DATASET CONTENT:
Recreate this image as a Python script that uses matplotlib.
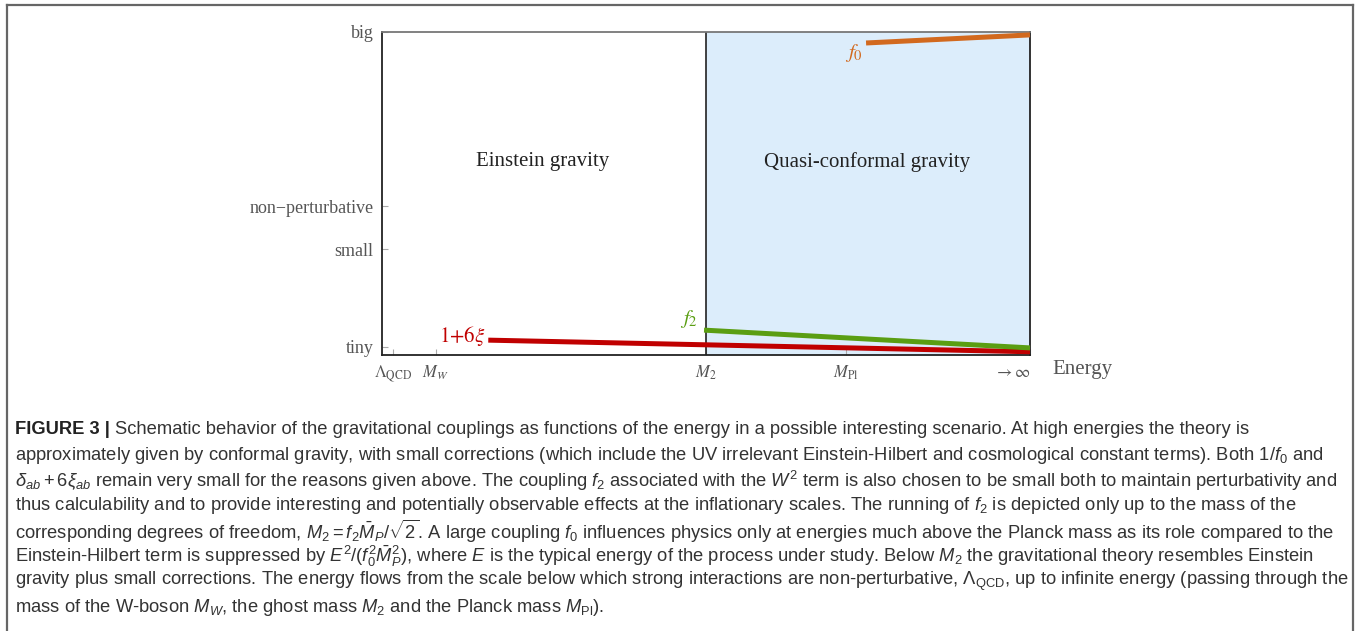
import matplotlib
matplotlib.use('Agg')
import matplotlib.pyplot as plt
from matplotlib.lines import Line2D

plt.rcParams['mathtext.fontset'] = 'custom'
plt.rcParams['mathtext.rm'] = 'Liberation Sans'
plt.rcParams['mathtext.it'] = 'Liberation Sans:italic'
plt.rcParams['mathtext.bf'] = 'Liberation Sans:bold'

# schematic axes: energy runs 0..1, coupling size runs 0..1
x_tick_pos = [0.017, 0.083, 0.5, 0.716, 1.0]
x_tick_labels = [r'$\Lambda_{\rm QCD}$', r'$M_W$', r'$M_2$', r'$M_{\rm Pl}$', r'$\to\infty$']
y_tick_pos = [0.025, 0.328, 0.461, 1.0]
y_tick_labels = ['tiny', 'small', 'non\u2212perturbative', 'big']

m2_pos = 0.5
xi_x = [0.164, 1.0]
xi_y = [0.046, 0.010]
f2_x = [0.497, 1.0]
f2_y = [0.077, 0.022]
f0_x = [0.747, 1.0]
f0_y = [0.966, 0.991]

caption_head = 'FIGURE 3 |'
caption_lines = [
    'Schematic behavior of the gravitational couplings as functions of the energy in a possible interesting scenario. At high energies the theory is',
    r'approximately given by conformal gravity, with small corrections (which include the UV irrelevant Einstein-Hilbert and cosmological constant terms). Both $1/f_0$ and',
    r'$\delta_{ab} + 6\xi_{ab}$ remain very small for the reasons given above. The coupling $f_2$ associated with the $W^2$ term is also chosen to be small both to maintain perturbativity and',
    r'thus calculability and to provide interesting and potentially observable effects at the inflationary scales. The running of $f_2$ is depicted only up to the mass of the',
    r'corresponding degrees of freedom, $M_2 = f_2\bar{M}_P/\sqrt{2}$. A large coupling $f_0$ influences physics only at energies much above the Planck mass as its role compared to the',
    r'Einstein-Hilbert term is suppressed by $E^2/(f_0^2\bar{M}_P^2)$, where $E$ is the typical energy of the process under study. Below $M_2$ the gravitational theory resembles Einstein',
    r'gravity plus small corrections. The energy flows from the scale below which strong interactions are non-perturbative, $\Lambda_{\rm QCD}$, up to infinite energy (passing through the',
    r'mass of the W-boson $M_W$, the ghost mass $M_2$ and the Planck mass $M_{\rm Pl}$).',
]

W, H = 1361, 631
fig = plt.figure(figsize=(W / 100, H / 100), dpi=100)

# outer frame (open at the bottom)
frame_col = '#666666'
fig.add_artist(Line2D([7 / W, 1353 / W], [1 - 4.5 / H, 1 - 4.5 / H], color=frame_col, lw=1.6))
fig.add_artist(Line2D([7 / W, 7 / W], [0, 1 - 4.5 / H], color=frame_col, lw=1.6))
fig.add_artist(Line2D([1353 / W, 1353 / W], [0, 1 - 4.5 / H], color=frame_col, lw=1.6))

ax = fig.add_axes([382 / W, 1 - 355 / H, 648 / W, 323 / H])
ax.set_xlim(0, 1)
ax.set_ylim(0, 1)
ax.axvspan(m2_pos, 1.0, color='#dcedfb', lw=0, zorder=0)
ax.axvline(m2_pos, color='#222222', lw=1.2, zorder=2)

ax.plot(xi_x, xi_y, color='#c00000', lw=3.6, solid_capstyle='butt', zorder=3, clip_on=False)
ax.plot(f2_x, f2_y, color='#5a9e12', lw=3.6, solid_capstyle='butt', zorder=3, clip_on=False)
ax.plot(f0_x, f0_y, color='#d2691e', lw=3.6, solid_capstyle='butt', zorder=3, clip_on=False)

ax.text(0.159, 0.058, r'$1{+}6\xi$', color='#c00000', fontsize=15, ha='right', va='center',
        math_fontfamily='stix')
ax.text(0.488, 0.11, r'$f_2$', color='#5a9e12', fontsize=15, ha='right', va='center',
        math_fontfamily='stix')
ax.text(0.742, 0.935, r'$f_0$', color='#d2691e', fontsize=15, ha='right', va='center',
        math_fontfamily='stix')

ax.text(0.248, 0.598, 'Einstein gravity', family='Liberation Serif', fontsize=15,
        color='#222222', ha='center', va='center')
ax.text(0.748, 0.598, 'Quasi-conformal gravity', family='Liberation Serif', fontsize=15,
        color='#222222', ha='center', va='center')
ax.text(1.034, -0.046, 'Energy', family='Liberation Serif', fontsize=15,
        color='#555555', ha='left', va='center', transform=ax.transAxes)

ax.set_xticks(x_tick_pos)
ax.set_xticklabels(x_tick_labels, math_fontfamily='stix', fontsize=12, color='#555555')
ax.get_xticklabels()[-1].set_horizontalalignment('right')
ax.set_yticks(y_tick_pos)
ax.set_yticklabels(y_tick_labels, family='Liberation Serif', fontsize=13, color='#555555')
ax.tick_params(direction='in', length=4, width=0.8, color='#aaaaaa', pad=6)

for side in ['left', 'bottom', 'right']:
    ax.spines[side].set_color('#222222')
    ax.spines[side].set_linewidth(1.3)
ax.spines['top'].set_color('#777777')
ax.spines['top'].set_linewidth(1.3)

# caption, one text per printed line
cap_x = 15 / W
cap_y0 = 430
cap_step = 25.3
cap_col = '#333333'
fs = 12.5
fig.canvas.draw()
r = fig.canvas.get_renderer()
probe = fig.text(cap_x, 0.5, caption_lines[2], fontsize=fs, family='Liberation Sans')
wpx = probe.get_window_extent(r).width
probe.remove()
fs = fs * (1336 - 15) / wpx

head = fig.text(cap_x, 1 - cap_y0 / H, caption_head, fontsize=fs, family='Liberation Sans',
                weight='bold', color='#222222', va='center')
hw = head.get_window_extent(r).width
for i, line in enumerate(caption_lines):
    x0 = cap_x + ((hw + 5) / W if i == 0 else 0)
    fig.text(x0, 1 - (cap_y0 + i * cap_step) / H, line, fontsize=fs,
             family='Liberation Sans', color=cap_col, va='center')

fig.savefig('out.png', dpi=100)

GIVEN EXERCISE:
Set down again, exactly, the lines of the material above from its first line to the one with "from matplotlib.lines import Line2D", inclusive. Leave the pictures out.

TASK SOLUTION:
Recreate this image as a Python script that uses matplotlib.
import matplotlib
matplotlib.use('Agg')
import matplotlib.pyplot as plt
from matplotlib.lines import Line2D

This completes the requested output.